[Entries from a dataset]
-- BEGIN --

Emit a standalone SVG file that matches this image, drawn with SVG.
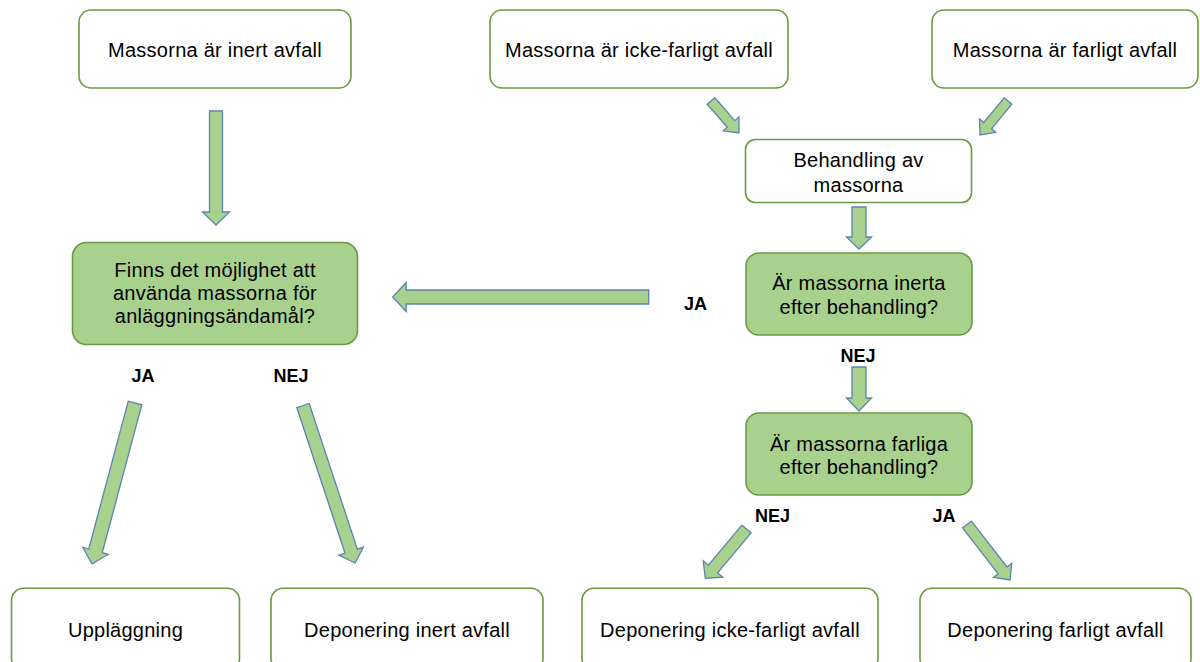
<svg xmlns="http://www.w3.org/2000/svg" width="1200" height="662" viewBox="0 0 1200 662">
<style>
.box{fill:#ffffff;stroke:#6b9a42;stroke-width:1.6}
.gbox{fill:#a9d18e;stroke:#6b9a42;stroke-width:1.6}
.t{font-family:"Liberation Sans",Arial,sans-serif;font-size:20px;letter-spacing:0.25px;fill:#000;text-anchor:middle}
.lbl{font-family:"Liberation Sans",Arial,sans-serif;font-size:18px;font-weight:bold;fill:#000;text-anchor:middle}
.arr{fill:#a9d18e;stroke:#5b84b1;stroke-width:1.3;stroke-linejoin:miter}
</style>
<rect width="1200" height="662" fill="#ffffff"/>
<g id="connectors">
<polygon class="arr" transform="translate(216,111) rotate(90)" points="0,-6.5 101,-6.5 101,-13.5 114,0 101,13.5 101,6.5 0,6.5"/>
<polygon class="arr" transform="translate(711,101) rotate(48.8)" points="0,-5 30.5,-5 30.5,-10.5 42.5,0 30.5,10.5 30.5,5 0,5"/>
<polygon class="arr" transform="translate(1008,101) rotate(129.5)" points="0,-5 32,-5 32,-10.5 44,0 32,10.5 32,5 0,5"/>
<polygon class="arr" transform="translate(859,207) rotate(90)" points="0,-7 30,-7 30,-12.5 42,0 30,12.5 30,7 0,7"/>
<polygon class="arr" transform="translate(648.7,297) rotate(180)" points="0,-7 242.5,-7 242.5,-14.5 256,0 242.5,14.5 242.5,7 0,7"/>
<polygon class="arr" transform="translate(859,367) rotate(90)" points="0,-7 31,-7 31,-12.5 44,0 31,12.5 31,7 0,7"/>
<polygon class="arr" transform="translate(135,403) rotate(104.95)" points="0,-7 153,-7 153,-13.3 166.6,0 153,13.3 153,7 0,7"/>
<polygon class="arr" transform="translate(303,405.5) rotate(71.7)" points="0,-6.5 153.4,-6.5 153.4,-12.9 165.9,0 153.4,12.9 153.4,6.5 0,6.5"/>
<polygon class="arr" transform="translate(746.5,529) rotate(129.9)" points="0,-6 52.2,-6 52.2,-12.8 64.2,0 52.2,12.8 52.2,6 0,6"/>
<polygon class="arr" transform="translate(967,524.5) rotate(52.2)" points="0,-5.6 58.1,-5.6 58.1,-11.5 70.2,0 58.1,11.5 58.1,5.6 0,5.6"/>
<text class="lbl" x="695.5" y="310">JA</text>
<text class="lbl" x="143" y="382">JA</text>
<text class="lbl" x="291" y="382">NEJ</text>
<text class="lbl" x="858" y="362">NEJ</text>
<text class="lbl" x="772.5" y="522">NEJ</text>
<text class="lbl" x="944" y="522">JA</text>
</g>
<g id="n-inert">
<rect class="box" x="79" y="10" width="272" height="78" rx="12"/>
<text class="t" x="215" y="57">Massorna är inert avfall</text>
</g>
<g id="n-ickefarligt">
<rect class="box" x="490" y="10" width="298" height="78" rx="12"/>
<text class="t" x="639" y="57">Massorna är icke-farligt avfall</text>
</g>
<g id="n-farligt">
<rect class="box" x="932" y="10" width="266" height="78" rx="12"/>
<text class="t" x="1065" y="57">Massorna är farligt avfall</text>
</g>
<g id="n-behandling">
<rect class="box" x="745.5" y="139.5" width="226" height="63" rx="10"/>
<text class="t" x="858.5" y="167.3">Behandling av</text>
<text class="t" x="858.5" y="192.3">massorna</text>
</g>
<g id="n-finns">
<rect class="gbox" x="72.5" y="242.5" width="285" height="102" rx="14"/>
<text class="t" x="215" y="276.5">Finns det möjlighet att</text>
<text class="t" x="215" y="299.5">använda massorna för</text>
<text class="t" x="215" y="322.5">anläggningsändamål?</text>
</g>
<g id="n-inerta">
<rect class="gbox" x="746" y="253" width="226" height="82" rx="13"/>
<text class="t" x="859" y="290">Är massorna inerta</text>
<text class="t" x="859" y="313.5">efter behandling?</text>
</g>
<g id="n-farliga">
<rect class="gbox" x="746" y="413" width="226" height="82" rx="13"/>
<text class="t" x="859" y="450.7">Är massorna farliga</text>
<text class="t" x="859" y="474">efter behandling?</text>
</g>
<g id="n-upplaggning">
<rect class="box" x="11.5" y="588.3" width="228" height="82" rx="12"/>
<text class="t" x="125.5" y="636.7">Uppläggning</text>
</g>
<g id="n-dep-inert">
<rect class="box" x="271" y="588.3" width="272" height="82" rx="12"/>
<text class="t" x="407" y="636.7">Deponering inert avfall</text>
</g>
<g id="n-dep-ickefarligt">
<rect class="box" x="582" y="588.3" width="296" height="82" rx="12"/>
<text class="t" x="730" y="636.7">Deponering icke-farligt avfall</text>
</g>
<g id="n-dep-farligt">
<rect class="box" x="920" y="588.3" width="271" height="82" rx="12"/>
<text class="t" x="1055.5" y="636.7">Deponering farligt avfall</text>
</g>
</svg>
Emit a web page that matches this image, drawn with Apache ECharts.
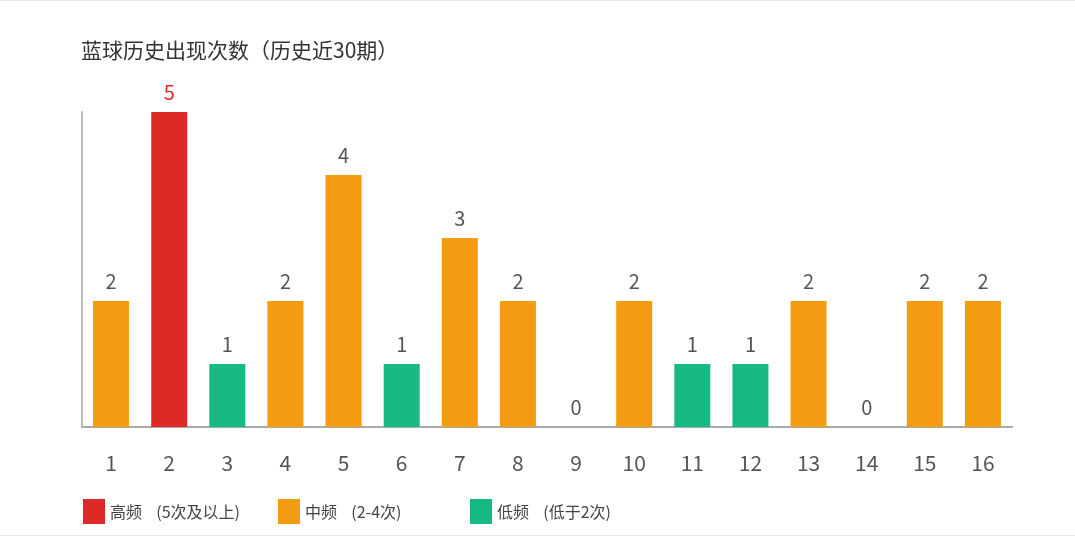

-- END --

▸ **YOUR GOAL**: Return each line of the listing that holds the string "with".

▸ **FINAL RESULT**:
Emit a standalone SVG file that matches this image, drawn with SVG.
Emit a web page that matches this image, drawn with Apache ECharts.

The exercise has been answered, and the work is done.